In this article, we will learn how to configure the Azure Search instance to import data from Azure Cosmos DB.
Azure Cosmos DB is a multi-model type database that supports different types of APIs like Core SQL, Mongo DB, Gremlin, and others. This makes it a versatile data repository for hosting various types of data. Data consumption using a search-based mechanism is one of the most popular forms of consuming data. Azure Search is one of the key services for addressing search use-cases on the Azure cloud platform. In the last article, we learned how to create an Azure Search instance that can be used with Cosmos DB. Once an instance exists, the next step is configuring the Azure Search instance such that it can integrate with the data source and import records into its index which will serve the search queries. This article will show you the way to configure the Azure Search instance to import data from Cosmos DB.
To follow this exercise, we need to have an Azure cloud account with administrative privileges to operate Azure Search as well as Cosmos DB service. It is assumed that this setup is already in place. Also, we need to have at least one database with one container in it that would have some items added to it. This was explained in my last article on Cosmos DB and Azure Search, Creating Azure Search service instance for Azure Cosmos DB. It is assumed that this pre-requisite is already in place, before following the rest of the steps explained below.
Configuring Azure Cognitive Search
As we already have the search instance created and listed under the Cognitive Search section in Azure Cosmos DB, we can move to the next step, which is Connecting to data. The data source would be obviously Cosmos DB as shown below.
We need to provide a data source name for the source being created in the Azure Search instance. The next step is to form the required connection string. We can click on choose an existing connection to find the list of Cosmos DB instances in the same configuration i.e., subscription, location, and resource group in with the search instance exists. Once we select the instance, the connection string will be automatically formed and populated in the relevant field.
The next step is configuring the authentication mechanism that would be used by the search instance to connect to the Cosmos DB instance. One option is to use Managed Identity, which means identity is created for the Azure Search instance, and that identity would be provisioned required privileges to access Azure Cosmos DB instance. To create a managed identity for Azure Search, navigate to the instance and click on the Identity menu item from the left pane as shown below. Ensure that the status is set to On as shown below. Save the status change to enable system-assigned managed identity as shown below.
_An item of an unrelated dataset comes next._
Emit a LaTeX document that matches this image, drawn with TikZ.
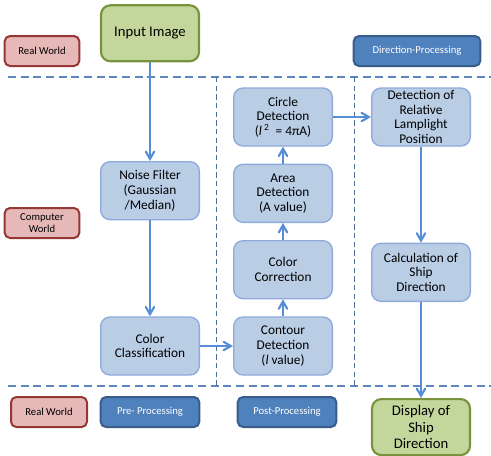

After the managed identity is created, it needs to be assigned the required privileges so that the search instance can read data from the Azure Cosmos DB instance. Click on the IAM menu item from the left pane, click on Role privileges and assign the Cosmos DB Account Reader role to the managed identity.
If the search instance, as well as cosmos db instance, is in the same configuration setting, the search instance can access the data without the managed identity as well. If this is the case, you should be able to find the database name listed in the dropdown. Once we select the database, the collections hosted in the database would get listed. Once this happens, it can be assumed that the search instance can successfully connect to the Azure Cosmos DB instance. We can optionally specify the query template to limit the scope of the data being fetched. We can move to the next step. Before we can proceed to the next step, it will validate the query and connectivity and only then we would be presented with options to configure the next step.
In this step, we have the option to add any cognitive resources that we may want to use with the data being fetched from cosmos DB as shown below.
We can also add enrichments to the data being fetched, using this section as shown below. Some of the examples of these are extracting names, locations, key phrases etc. We do not intend to add these enrichments upfront while we are creating the index for the first time. So, we would skip this for now.
In this step, we must specify the name of the index that will hold the data that would be fetched from the Azure Cosmos DB instance. The key would be select by default, which is rid that is typically the identifier field of an item in the collection. We can specify the name of the suggester if we intend to create one and configure the search mode with it as well. For now, we can skip this configuration as it’s not mandatory. We can add or remove fields as required, and select which fields we want to retrieve as part of the search result, which fields can be used for specifying search criteria or filters etc. Tick the checkboxes for the relevant fields as required.
In this last step, we need to specify the name of the indexer, the frequency of the schedule and any advance options like encryption, maximum limit of failed items etc.
This completes the configuration part, and then we can confirm to create a new search indexer. Once the indexer would get created, it will start the indexing process where it would fetch data from the Azure Cosmos DB database instance and index it as well. Once indexing is complete, we can use the search explorer interface of the Azure Search service, simply specify * as the search criteria and click on the Search button. This will result in all the records being returned from the index as shown below.
In this way, we can import data from the Azure Cosmos DB into the Azure Search instance and enable search functionality on the data.
In this article, we learned the different options to configure Azure Search instance such that it can import data from Azure Cosmos DB to enable the search functionality. We also learned about the Azure Search authentication configuration which can be utilized across different data sources.